Perhaps most surprising of all was Bill Gates, in a piece titled "Shame Is Not the Solution". In it, Gates argues
Putting sophisticated personnel systems in place is going to take a serious commitment. Those who believe we can do it on the cheap — by doing things like making individual teachers’ performance reports public — are underestimating the level of resources needed to spur real improvement.
[...]
Developing a systematic way to help teachers get better is the most powerful idea in education today. The surest way to weaken it is to twist it into a capricious exercise in public shaming. Let’s focus on creating a personnel system that truly helps teachers improve.
Following that, Matthew Di Carlo at the Shanker institute took a deeper look at the data and the error margins inherent in using it
[...]
This can be illustrated by taking a look at the categories that the city (and the Journal) uses to label teachers (or, in the case of the Times, schools).
Here’s how teachers are rated: low (0-4th percentile); below average (5-24); average (25-74); above average (75-94); and high (95-99).
To understand the rocky relationship between value-added margins of error and these categories, first take a look at the Times’ “sample graph” below.
That level of error in each measurement renders the teacher grades virtually useless. But that was just the start of the problems, as David Cohen notes in a piece titled "Big Apple’s Rotten Ratings".
First of all, as I’ve repeated every chance I get, the three leading professional organizations for educational research and measurement (AERA, NCME, APA) agree that you cannot draw valid inferences about teaching from a test that was designed and validated to measure learning; they are not the same thing. No one using value-added measurement EVER has an answer for that.
Then, I thought of a set of objections that had already been articulated on DiCarlo’s blog by a commenter. Harris Zwerling called for answers to the following questions if we’re to believe in value-added ratings:
1. Does the VAM used to calculate the results plausibly meet its required assumptions? Did the contractor test this? (See Harris, Sass, and Semykina, “Value-Added Models and the Measurement of Teacher Productivity” Calder Working Paper No. 54.)
2. Was the VAM properly specified? (e.g., Did the VAM control for summer learning, tutoring, test for various interactions, e.g., between class size and behavioral disabilities?)
3. What specification tests were performed?

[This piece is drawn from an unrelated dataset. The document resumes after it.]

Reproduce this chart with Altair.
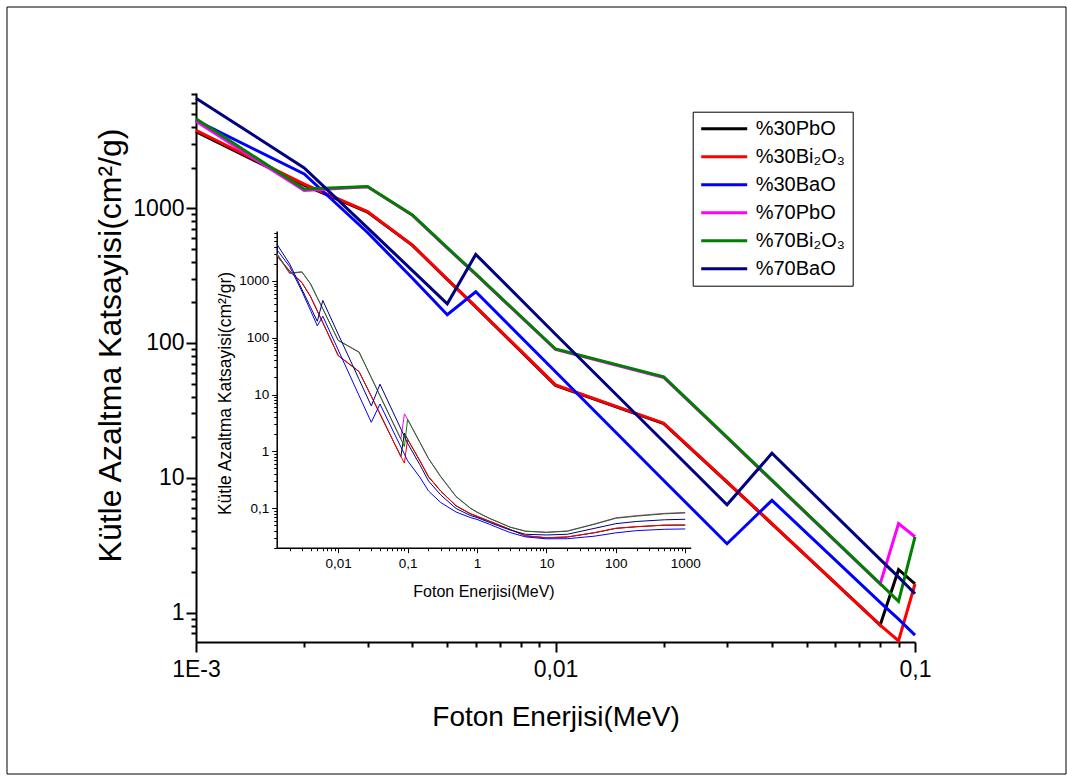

How did they affect the categorization of teachers as effective or ineffective?
4. How was missing data handled?
5. How did the contractors handle team teaching or other forms of joint teaching for the purposes of attributing the test score results?
6. Did they use appropriate statistical methods to analyze the test scores? (For example, did the VAM provider use regression techniques if the math and reading tests were not plausibly scored at an interval level?)
7. When referring back to the original tests, particularly ELA, does the range of teacher effects detected cover an educationally meaningful range of test performance?
8. To what degree would the test results differ if different outcome tests were used?
9. Did the VAM provider test for sorting bias?
Today, education historian Diane Ravitch published a piece titled "How to Demoralize Teachers", which draws all these problems together to highlight how counter productive the effort is becoming
[...]
Interesting that teaching is the only profession where job ratings, no matter how inaccurate, are published in the news media. Will we soon see similar evaluations of police officers and firefighters, legislators and reporters? Interesting, too, that no other nation does this to its teachers. Of course, when teachers are graded on a curve, 50 percent will be in the bottom half, and 25 percent in the bottom quartile.
Is this just another ploy to undermine public confidence in public education?
It's hard to conclude that for some, that might very well be the goal.